Experiments are conducted on two datasets. The first is a real‑world urban traffic collection comprising synchronized RGB video, LiDAR, and GPS data for pedestrians, cyclists, and cars. The second is an expanded version of the ETH‑UCY crowd datasets, augmented with manually annotated group‑emotion labels. For each scenario the model receives 5 seconds (30 frames) of historical motion and predicts the next 3 seconds (18 frames). Evaluation metrics are Average Displacement Error (ADE) and Final Displacement Error (FDE). Compared with state‑of‑the‑art baselines (Social‑LSTM, Trajectron++, PECNet), the proposed hybrid model achieves an ADE of 0.42 m and an FDE of 0.71 m, representing improvements of roughly 15 % and 18 % respectively. Qualitative analysis shows that in “negative‑emotion” groups the model correctly anticipates sudden direction changes, while in “positive‑emotion” groups it predicts smoother, more cooperative flows.

Ablation studies isolate the contributions of each component. Removing the GED raises ADE to 0.58 m, indicating that emotional context is critical for handling non‑linear, socially driven maneuvers. Using only the physics sub‑module yields large errors in dense crowds, whereas the data‑only version fails to respect hard physical constraints such as collision avoidance. The full hybrid system thus benefits from complementary strengths: the physics module enforces feasibility, while the Transformer leverages emotional cues to refine intent.

Real‑time feasibility is demonstrated on an NVIDIA RTX 3080 GPU, where the end‑to‑end pipeline runs at over 30 frames per second, satisfying latency requirements for autonomous driving or robot navigation.

The paper’s contributions can be summarized as follows:

  1. A multimodal group‑emotion detection framework that converts affective cues into a graph‑structured representation (GED).
  2. A hybrid trajectory‑prediction architecture that fuses physics‑based forces with a Transformer that attends to emotional dynamics.
  3. Extensive quantitative and qualitative validation on both real‑world traffic and simulated crowd scenarios, showing superior accuracy and robustness.
  4. Proof of real‑time operation, opening the door to deployment in safety‑critical systems such as autonomous vehicles, crowd‑management platforms, and human‑robot collaboration.
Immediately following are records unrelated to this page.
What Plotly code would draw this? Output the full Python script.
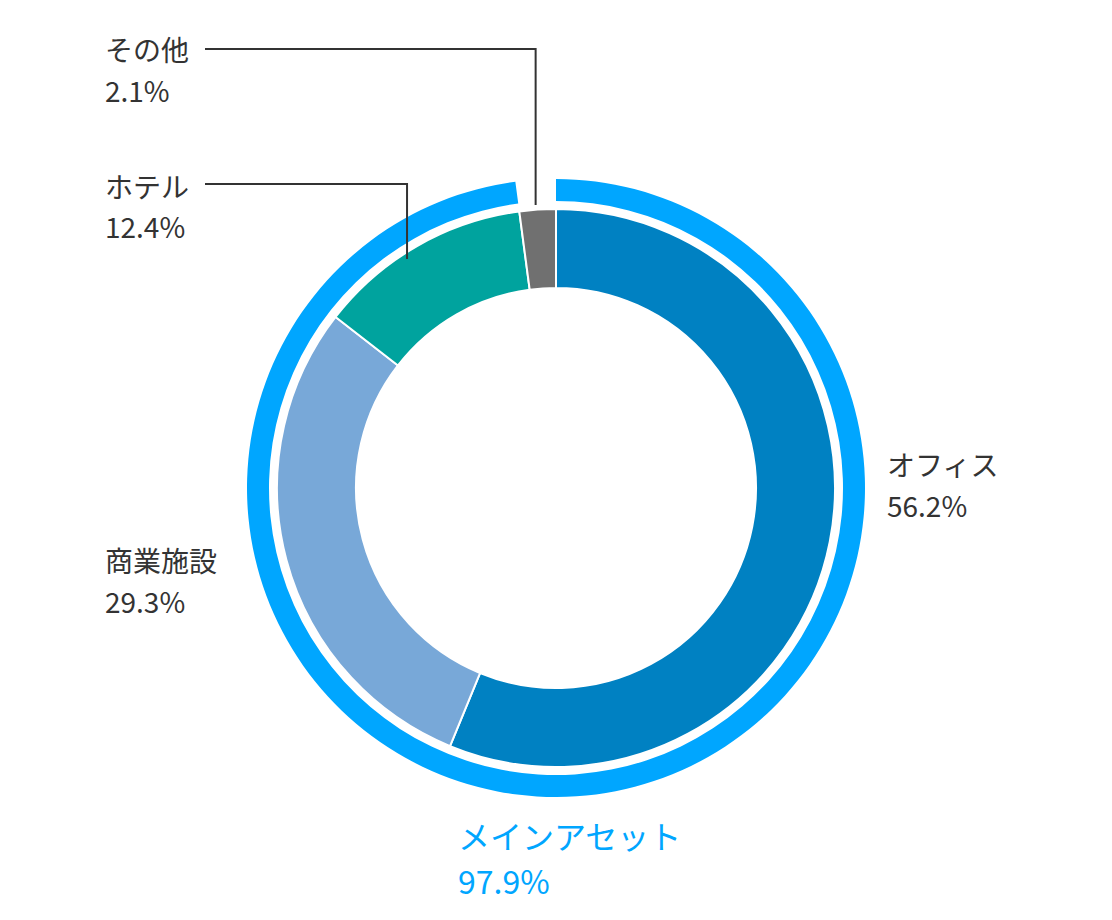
import math
import plotly.graph_objects as go

# ---- data ----
categories = ["オフィス", "商業施設", "ホテル", "その他"]
shares = [56.2, 29.3, 12.4, 2.1]
colors = ["#0081C2", "#78A8D8", "#00A39E", "#707070"]

main_label = "メインアセット"
main_share = 97.9
rest_share = 2.1

W, H = 1112, 920
CX, CY = 556, 488          # centre in pixels (from top)
R_OUT, R_OUT_IN = 309, 287  # outer ring radii
R_IN, R_HOLE = 279, 200     # inner donut radii

def dom(r):
    return dict(x=[(CX - r) / W, (CX + r) / W],
                y=[(H - CY - r) / H, (H - CY + r) / H])

fig = go.Figure()
fig.add_trace(go.Pie(
    values=[main_share, rest_share], labels=[main_label, "_rest"],
    marker=dict(colors=["#00A6FF", "rgba(0,0,0,0)"], line=dict(width=0)),
    hole=R_OUT_IN / R_OUT, sort=False, direction="clockwise", rotation=0,
    textinfo="none", hoverinfo="skip", showlegend=False, domain=dom(R_OUT)))
fig.add_trace(go.Pie(
    values=shares, labels=categories,
    marker=dict(colors=colors, line=dict(color="white", width=2)),
    hole=R_HOLE / R_IN, sort=False, direction="clockwise", rotation=0,
    textinfo="none", showlegend=False, domain=dom(R_IN)))

FONT = "Noto Sans CJK JP"
TXT = "#333333"
ann = []
shapes = []

def px(x, y):
    return x / W, 1 - y / H

def label(x, y, text, size=28, color=TXT):
    ax, ay = px(x, y)
    ann.append(dict(x=ax, y=ay, xref="paper", yref="paper", text=text,
                    showarrow=False, xanchor="left", yanchor="middle",
                    font=dict(family=FONT, size=size, color=color)))

def line(pts):
    path = "M " + " L ".join(f"{px(x,y)[0]},{px(x,y)[1]}" for x, y in pts)
    shapes.append(dict(type="path", path=path, xref="paper", yref="paper",
                       line=dict(color="#333333", width=2)))

# mid angles of slices (clockwise from 12 o'clock)
cum = 0
mids = []
for s in shares:
    mids.append((cum + s / 2) / 100 * 2 * math.pi)
    cum += s

# その他 leader
a = mids[3]
x_o = CX + R_OUT * math.sin(a)
line([(205, 49), (x_o, 49), (x_o, 205)])
# ホテル leader
a = mids[2]
r_h = 299
x_h = CX + r_h * math.sin(a)
y_end = CY - math.sqrt(R_IN ** 2 - (x_h - CX) ** 2) + 7
line([(205, 184), (x_h, 184), (x_h, y_end)])

label(103, 49, categories[3]); label(103, 90, f"{shares[3]}%")
label(103, 186, categories[2]); label(103, 226, f"{shares[2]}%")
label(885, 464, categories[0]); label(885, 505, f"{shares[0]}%")
label(103, 560, categories[1]); label(103, 601, f"{shares[1]}%")
label(456, 835, main_label, size=32, color="#00A6FF")
label(456, 880, f"{main_share}%", size=32, color="#00A6FF")

fig.update_layout(width=W, height=H, margin=dict(l=0, r=0, t=0, b=0),
                  paper_bgcolor="white", plot_bgcolor="white",
                  annotations=ann, shapes=shapes)
fig.write_html("out.html", config={"displayModeBar": False},
               post_script="document.body.style.margin='0';")
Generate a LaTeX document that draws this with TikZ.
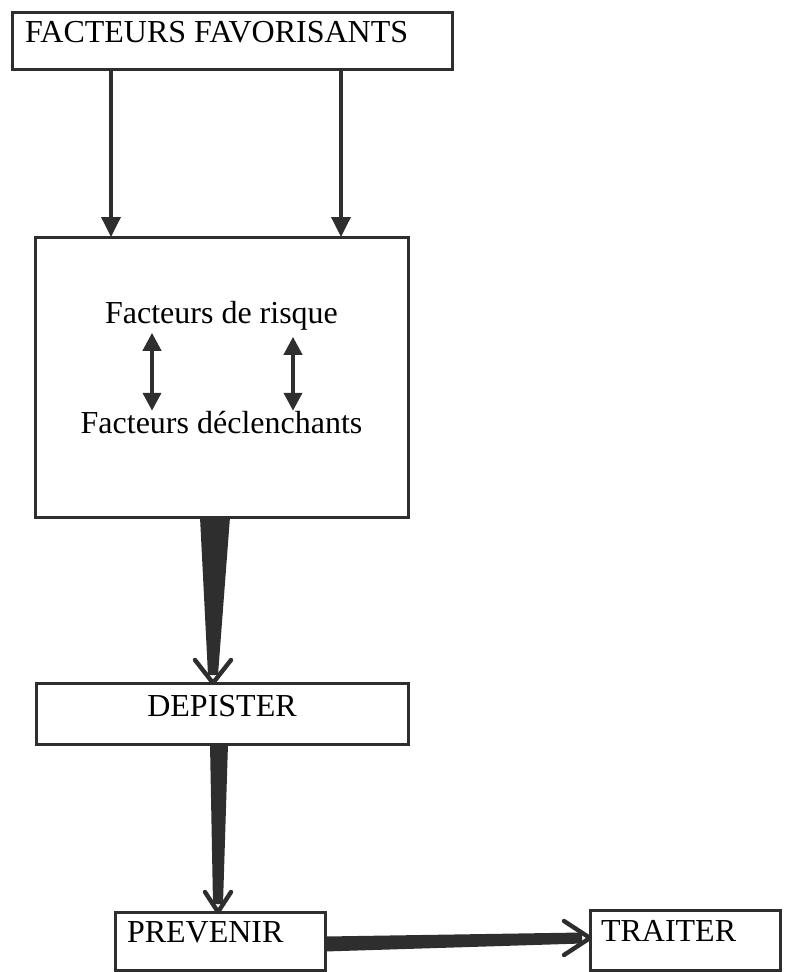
\documentclass[tikz,border=0pt]{standalone}
\usepackage{fontspec}
\setmainfont{Liberation Serif}
\usetikzlibrary{arrows.meta,positioning}
\definecolor{inkgrey}{HTML}{2E2E2E}
\tikzset{
  framebox/.style={
    draw=inkgrey,
    line width=1.5bp,
    inner sep=0pt,
    outer sep=0pt
  },
  boxtext/.style={
    inner sep=0pt,
    outer sep=0pt,
    text=black
  },
  downarrow/.style={
    -{Triangle[length=10bp,width=9.5bp]},
    line width=1.8bp,
    draw=inkgrey
  },
  twoway/.style={
    {Triangle[length=9bp,width=9bp]}-{Triangle[length=9bp,width=9bp]},
    line width=2bp,
    draw=inkgrey
  },
  wedge/.style={
    fill=inkgrey
  },
  barb/.style={
    draw=inkgrey,
    line width=2.2bp,
    line join=round,
    line cap=round
  }
}

\begin{document}
\begin{tikzpicture}[font=\fontsize{16bp}{19bp}\selectfont]
\useasboundingbox (0,0) rectangle (392.5bp,-486bp);

% boxes
\node[framebox, minimum width=220bp, minimum height=28.5bp, anchor=north west] (favor) at (6bp,-6bp) {};
\node[framebox, minimum width=186.5bp, minimum height=140bp, below=84bp of favor.south west, anchor=north west, xshift=11.5bp] (risques) {};
\node[framebox, minimum width=186bp, minimum height=30.5bp, below=83bp of risques.south west, anchor=north west, xshift=0.5bp] (depister) {};
\node[framebox, minimum width=105bp, minimum height=29bp, below=84bp of depister.south west, anchor=north west, xshift=39.5bp] (prevenir) {};
\node[framebox, minimum width=95bp, minimum height=30bp, right=132.5bp of prevenir.north east, anchor=north west, yshift=1bp] (traiter) {};

% texts
\node[boxtext, anchor=base west] (favor-txt) at ([xshift=6.5bp,yshift=-15bp]favor.north west) {FACTEURS FAVORISANTS};
\node[boxtext, anchor=base] (risque-txt) at ([yshift=-43bp]risques.north) {Facteurs de risque};
\node[boxtext, anchor=base] (declen-txt) at ([yshift=-98bp]risques.north) {Facteurs déclenchants};
\node[boxtext, anchor=base] (depister-txt) at ([yshift=-16.5bp]depister.north) {DEPISTER};
\node[boxtext, anchor=base west] (prevenir-txt) at ([xshift=6bp,yshift=-15bp]prevenir.north west) {PREVENIR};
\node[boxtext, anchor=base west] (traiter-txt) at ([xshift=5.5bp,yshift=-15.5bp]traiter.north west) {TRAITER};

% favorisants -> risques
\draw[downarrow] ([xshift=49.5bp]favor.south west) -- ([xshift=49.5bp]favor.south west |- risques.north);
\draw[downarrow] ([xshift=164.5bp]favor.south west) -- ([xshift=164.5bp]favor.south west |- risques.north);

% risque <-> declenchants
\draw[twoway] ([xshift=-34.75bp,yshift=-1.5bp]risque-txt.south) -- ([xshift=-34.75bp]risque-txt.south |- declen-txt.north);
\draw[twoway] ([xshift=35.75bp,yshift=-3.5bp]risque-txt.south) -- ([xshift=35.75bp]risque-txt.south |- declen-txt.north);

% risques -> depister
\coordinate (w1) at ([xshift=-3.25bp]risques.south);
\coordinate (w1tip) at ([xshift=-4.5bp]depister.north);
\fill[wedge] ([xshift=-7.5bp]w1) -- ([xshift=7.5bp]w1) -- ([xshift=2.5bp,yshift=4bp]w1tip) -- ([xshift=-2.5bp,yshift=4bp]w1tip) -- cycle;
\draw[barb] ([shift={(-9bp,11.5bp)}]w1tip) -- (w1tip) -- ([shift={(9bp,11.5bp)}]w1tip);

% depister -> prevenir
\coordinate (w2) at ([xshift=-1.5bp]depister.south);
\coordinate (w2tip) at ([xshift=-1bp]prevenir.north);
\fill[wedge] ([xshift=-4.5bp]w2) -- ([xshift=4.5bp]w2) -- ([xshift=2.5bp,yshift=4bp]w2tip) -- ([xshift=-2.5bp,yshift=4bp]w2tip) -- cycle;
\draw[barb] ([shift={(-6.5bp,10bp)}]w2tip) -- (w2tip) -- ([shift={(6.5bp,10bp)}]w2tip);

% prevenir -> traiter
\coordinate (w3) at ([yshift=-1.5bp]prevenir.east);
\coordinate (w3tip) at ([yshift=1bp]traiter.west);
\fill[wedge] ([yshift=3.75bp]w3) -- ([yshift=-3.75bp]w3) -- ([xshift=-4bp,yshift=-2.75bp]w3tip) -- ([xshift=-4bp,yshift=2.75bp]w3tip) -- cycle;
\draw[barb] ([shift={(-13bp,8.5bp)}]w3tip) -- (w3tip) -- ([shift={(-13bp,-8.5bp)}]w3tip);
\end{tikzpicture}
\end{document}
Future work is suggested in three directions: (i) refining emotion granularity (e.g., fear, anger, joy) and incorporating demographic variables; (ii) exploring causal links between external stimuli (noise, lighting) and emotion shifts; and (iii) extending the approach to 3‑D trajectory prediction for aerial drones or indoor service robots. In sum, by explicitly modeling group affect and integrating it with both physical and learned motion priors, the authors present a compelling step toward socially aware, emotion‑sensitive trajectory prediction.